DATA PROVIDED →

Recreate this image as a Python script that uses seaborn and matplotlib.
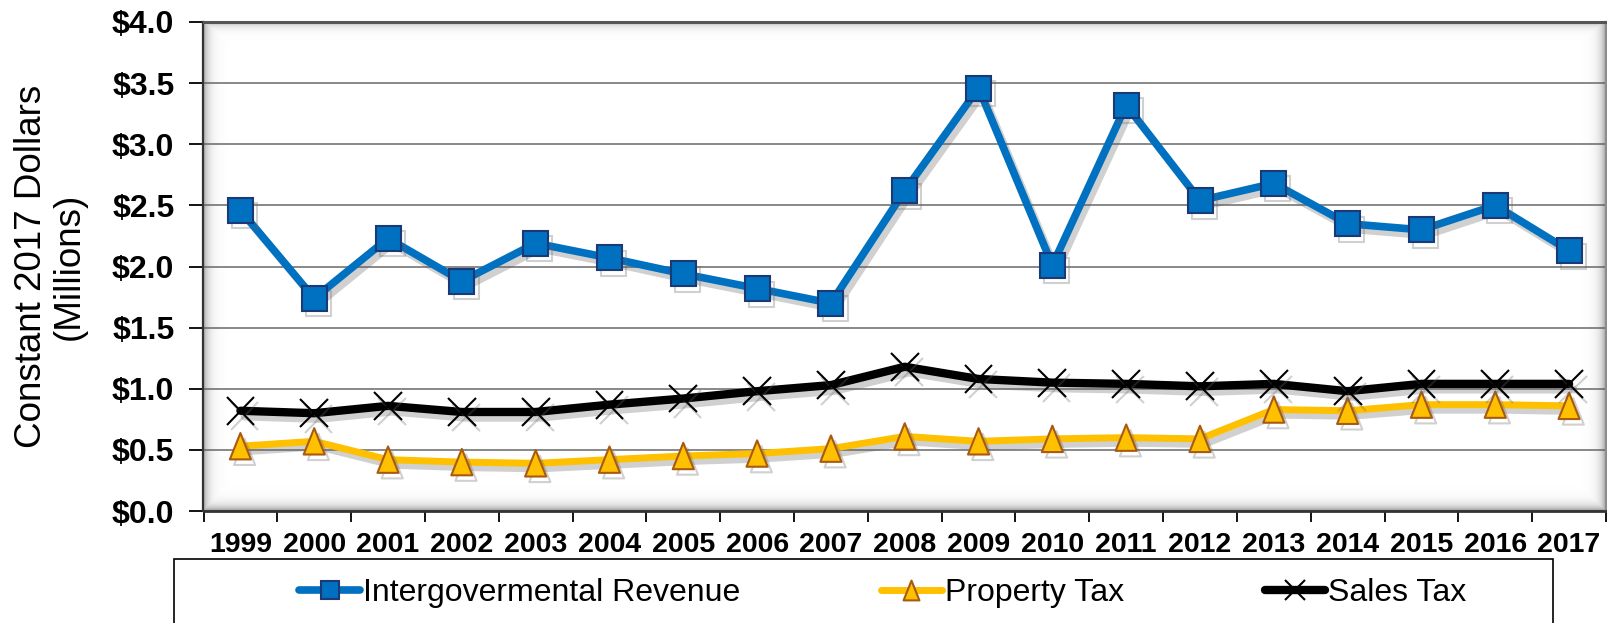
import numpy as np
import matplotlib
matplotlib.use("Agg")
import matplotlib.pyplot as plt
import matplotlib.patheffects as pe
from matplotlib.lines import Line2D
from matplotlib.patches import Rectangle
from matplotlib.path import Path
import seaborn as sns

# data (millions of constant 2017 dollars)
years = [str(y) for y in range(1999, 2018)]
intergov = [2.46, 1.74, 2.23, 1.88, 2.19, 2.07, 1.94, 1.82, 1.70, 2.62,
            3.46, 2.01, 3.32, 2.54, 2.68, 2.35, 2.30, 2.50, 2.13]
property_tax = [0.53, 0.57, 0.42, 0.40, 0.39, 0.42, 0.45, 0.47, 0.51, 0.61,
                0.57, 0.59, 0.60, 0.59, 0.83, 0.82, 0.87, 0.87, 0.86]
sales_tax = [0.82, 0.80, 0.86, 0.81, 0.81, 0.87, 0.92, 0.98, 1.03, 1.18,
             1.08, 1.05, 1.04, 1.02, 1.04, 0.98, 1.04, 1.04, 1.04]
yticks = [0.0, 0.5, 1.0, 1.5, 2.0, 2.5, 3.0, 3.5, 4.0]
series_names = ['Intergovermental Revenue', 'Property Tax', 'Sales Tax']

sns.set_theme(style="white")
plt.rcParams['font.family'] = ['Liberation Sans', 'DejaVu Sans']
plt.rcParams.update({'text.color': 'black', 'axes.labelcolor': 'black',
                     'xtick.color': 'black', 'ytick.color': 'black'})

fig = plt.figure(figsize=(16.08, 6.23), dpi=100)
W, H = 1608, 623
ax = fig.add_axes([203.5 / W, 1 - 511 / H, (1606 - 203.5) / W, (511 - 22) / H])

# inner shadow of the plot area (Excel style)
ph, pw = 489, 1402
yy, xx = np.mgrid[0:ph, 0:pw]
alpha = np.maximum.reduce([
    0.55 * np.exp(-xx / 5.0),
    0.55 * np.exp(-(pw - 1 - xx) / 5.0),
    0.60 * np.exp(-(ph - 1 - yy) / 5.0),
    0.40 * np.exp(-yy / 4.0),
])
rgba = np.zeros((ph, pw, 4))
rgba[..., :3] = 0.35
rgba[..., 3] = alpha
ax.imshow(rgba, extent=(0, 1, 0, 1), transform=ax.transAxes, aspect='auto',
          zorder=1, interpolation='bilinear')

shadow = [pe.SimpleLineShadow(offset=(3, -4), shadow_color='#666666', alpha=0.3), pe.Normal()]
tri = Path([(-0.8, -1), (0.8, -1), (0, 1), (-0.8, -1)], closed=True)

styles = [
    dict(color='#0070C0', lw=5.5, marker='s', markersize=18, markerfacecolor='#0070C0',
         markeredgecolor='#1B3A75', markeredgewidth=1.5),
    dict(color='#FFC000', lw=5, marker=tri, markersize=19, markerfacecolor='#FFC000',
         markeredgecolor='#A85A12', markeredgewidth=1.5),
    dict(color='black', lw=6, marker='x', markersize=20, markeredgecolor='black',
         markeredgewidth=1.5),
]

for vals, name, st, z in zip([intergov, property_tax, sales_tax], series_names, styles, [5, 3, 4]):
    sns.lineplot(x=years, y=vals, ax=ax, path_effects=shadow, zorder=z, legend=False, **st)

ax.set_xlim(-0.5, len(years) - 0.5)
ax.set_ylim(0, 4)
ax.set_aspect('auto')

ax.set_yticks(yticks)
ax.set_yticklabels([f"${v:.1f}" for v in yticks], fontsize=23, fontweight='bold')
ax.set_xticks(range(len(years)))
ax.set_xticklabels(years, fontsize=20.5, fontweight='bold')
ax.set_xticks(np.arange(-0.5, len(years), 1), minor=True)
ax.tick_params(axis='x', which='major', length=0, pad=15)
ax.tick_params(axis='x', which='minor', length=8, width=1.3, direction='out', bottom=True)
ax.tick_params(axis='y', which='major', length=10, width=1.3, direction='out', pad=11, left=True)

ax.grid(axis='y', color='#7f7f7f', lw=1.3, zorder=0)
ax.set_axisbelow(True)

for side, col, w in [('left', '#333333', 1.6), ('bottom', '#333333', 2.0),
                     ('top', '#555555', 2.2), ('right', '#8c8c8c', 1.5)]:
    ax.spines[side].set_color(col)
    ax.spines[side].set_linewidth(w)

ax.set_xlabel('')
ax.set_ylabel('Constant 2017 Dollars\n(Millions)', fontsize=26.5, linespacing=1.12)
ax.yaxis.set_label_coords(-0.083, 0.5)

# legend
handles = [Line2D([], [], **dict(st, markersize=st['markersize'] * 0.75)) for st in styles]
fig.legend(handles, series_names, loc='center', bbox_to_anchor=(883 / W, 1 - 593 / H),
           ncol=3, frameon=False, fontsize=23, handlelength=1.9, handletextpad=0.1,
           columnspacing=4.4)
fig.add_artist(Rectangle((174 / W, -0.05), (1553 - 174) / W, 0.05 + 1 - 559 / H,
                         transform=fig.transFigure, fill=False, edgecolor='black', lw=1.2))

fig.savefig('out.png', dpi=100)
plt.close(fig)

GOAL → Make an exact copy of the data above, pictures excluded.

RIGHT ANSWER →
Recreate this image as a Python script that uses seaborn and matplotlib.
import numpy as np
import matplotlib
matplotlib.use("Agg")
import matplotlib.pyplot as plt
import matplotlib.patheffects as pe
from matplotlib.lines import Line2D
from matplotlib.patches import Rectangle
from matplotlib.path import Path
import seaborn as sns

# data (millions of constant 2017 dollars)
years = [str(y) for y in range(1999, 2018)]
intergov = [2.46, 1.74, 2.23, 1.88, 2.19, 2.07, 1.94, 1.82, 1.70, 2.62,
            3.46, 2.01, 3.32, 2.54, 2.68, 2.35, 2.30, 2.50, 2.13]
property_tax = [0.53, 0.57, 0.42, 0.40, 0.39, 0.42, 0.45, 0.47, 0.51, 0.61,
                0.57, 0.59, 0.60, 0.59, 0.83, 0.82, 0.87, 0.87, 0.86]
sales_tax = [0.82, 0.80, 0.86, 0.81, 0.81, 0.87, 0.92, 0.98, 1.03, 1.18,
             1.08, 1.05, 1.04, 1.02, 1.04, 0.98, 1.04, 1.04, 1.04]
yticks = [0.0, 0.5, 1.0, 1.5, 2.0, 2.5, 3.0, 3.5, 4.0]
series_names = ['Intergovermental Revenue', 'Property Tax', 'Sales Tax']

sns.set_theme(style="white")
plt.rcParams['font.family'] = ['Liberation Sans', 'DejaVu Sans']
plt.rcParams.update({'text.color': 'black', 'axes.labelcolor': 'black',
                     'xtick.color': 'black', 'ytick.color': 'black'})

fig = plt.figure(figsize=(16.08, 6.23), dpi=100)
W, H = 1608, 623
ax = fig.add_axes([203.5 / W, 1 - 511 / H, (1606 - 203.5) / W, (511 - 22) / H])

# inner shadow of the plot area (Excel style)
ph, pw = 489, 1402
yy, xx = np.mgrid[0:ph, 0:pw]
alpha = np.maximum.reduce([
    0.55 * np.exp(-xx / 5.0),
    0.55 * np.exp(-(pw - 1 - xx) / 5.0),
    0.60 * np.exp(-(ph - 1 - yy) / 5.0),
    0.40 * np.exp(-yy / 4.0),
])
rgba = np.zeros((ph, pw, 4))
rgba[..., :3] = 0.35
rgba[..., 3] = alpha
ax.imshow(rgba, extent=(0, 1, 0, 1), transform=ax.transAxes, aspect='auto',
          zorder=1, interpolation='bilinear')

shadow = [pe.SimpleLineShadow(offset=(3, -4), shadow_color='#666666', alpha=0.3), pe.Normal()]
tri = Path([(-0.8, -1), (0.8, -1), (0, 1), (-0.8, -1)], closed=True)

styles = [
    dict(color='#0070C0', lw=5.5, marker='s', markersize=18, markerfacecolor='#0070C0',
         markeredgecolor='#1B3A75', markeredgewidth=1.5),
    dict(color='#FFC000', lw=5, marker=tri, markersize=19, markerfacecolor='#FFC000',
         markeredgecolor='#A85A12', markeredgewidth=1.5),
    dict(color='black', lw=6, marker='x', markersize=20, markeredgecolor='black',
         markeredgewidth=1.5),
]

for vals, name, st, z in zip([intergov, property_tax, sales_tax], series_names, styles, [5, 3, 4]):
    sns.lineplot(x=years, y=vals, ax=ax, path_effects=shadow, zorder=z, legend=False, **st)

ax.set_xlim(-0.5, len(years) - 0.5)
ax.set_ylim(0, 4)
ax.set_aspect('auto')

ax.set_yticks(yticks)
ax.set_yticklabels([f"${v:.1f}" for v in yticks], fontsize=23, fontweight='bold')
ax.set_xticks(range(len(years)))
ax.set_xticklabels(years, fontsize=20.5, fontweight='bold')
ax.set_xticks(np.arange(-0.5, len(years), 1), minor=True)
ax.tick_params(axis='x', which='major', length=0, pad=15)
ax.tick_params(axis='x', which='minor', length=8, width=1.3, direction='out', bottom=True)
ax.tick_params(axis='y', which='major', length=10, width=1.3, direction='out', pad=11, left=True)

ax.grid(axis='y', color='#7f7f7f', lw=1.3, zorder=0)
ax.set_axisbelow(True)

for side, col, w in [('left', '#333333', 1.6), ('bottom', '#333333', 2.0),
                     ('top', '#555555', 2.2), ('right', '#8c8c8c', 1.5)]:
    ax.spines[side].set_color(col)
    ax.spines[side].set_linewidth(w)

ax.set_xlabel('')
ax.set_ylabel('Constant 2017 Dollars\n(Millions)', fontsize=26.5, linespacing=1.12)
ax.yaxis.set_label_coords(-0.083, 0.5)

# legend
handles = [Line2D([], [], **dict(st, markersize=st['markersize'] * 0.75)) for st in styles]
fig.legend(handles, series_names, loc='center', bbox_to_anchor=(883 / W, 1 - 593 / H),
           ncol=3, frameon=False, fontsize=23, handlelength=1.9, handletextpad=0.1,
           columnspacing=4.4)
fig.add_artist(Rectangle((174 / W, -0.05), (1553 - 174) / W, 0.05 + 1 - 559 / H,
                         transform=fig.transFigure, fill=False, edgecolor='black', lw=1.2))

fig.savefig('out.png', dpi=100)
plt.close(fig)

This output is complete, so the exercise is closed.